Quantum mechanical study of the vibrational–rotational structure of [O2(1Δg)]2. Part II

Abstract

The methodology used in the calculation of the rovibrational levels of the singlet ground state of [O₂(³Σ_g^-)]₂ has been extended to the treatment of the rovibrational levels of the four singlet states of [O₂(¹Δ_g)]₂. Two cases have been considered. The first one is when the two monomers are in their ground vibrational level (v=0) and the second case is when one monomer is in the first excited vibrational level (v=1) while the other remains in its ground vibrational level (v=0). Due to different symmetry relations in the permutation-inversion group, more levels are populated in the second case.
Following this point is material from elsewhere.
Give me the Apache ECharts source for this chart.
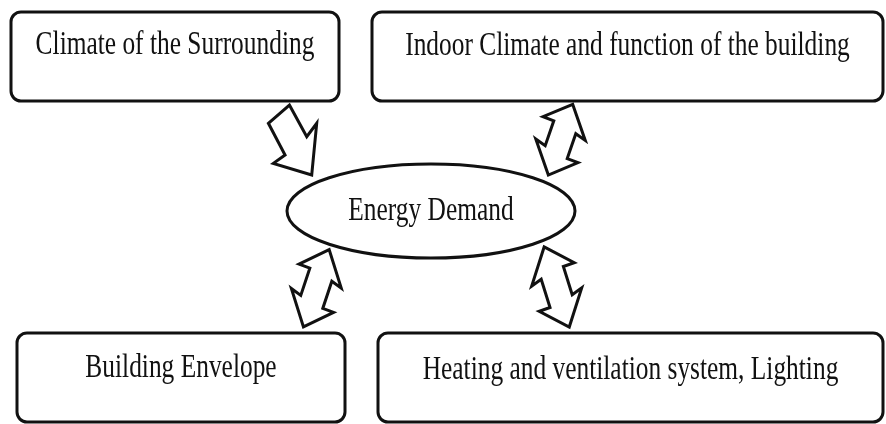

The dissociation energy (D₀^′=23 cm^-1) is lower than the predicted value of Long and Ewing (D₀^′=41 cm^-1) while the difference between the dissociation energy of the ground and excited state, D₀^″-D₀^′, is in good agreement with the recent estimation of Campargue etal. Using semiempirical potential energy surfaces, we found 27 bound vibrational levels (J=0) for O₂(¹Δ_g)_(v=0)+O₂(¹Δ_g)_(v=0) and 37 bound levels for O₂(¹Δ_g)_(v=0)+O₂(¹Δ_g)_(v=1).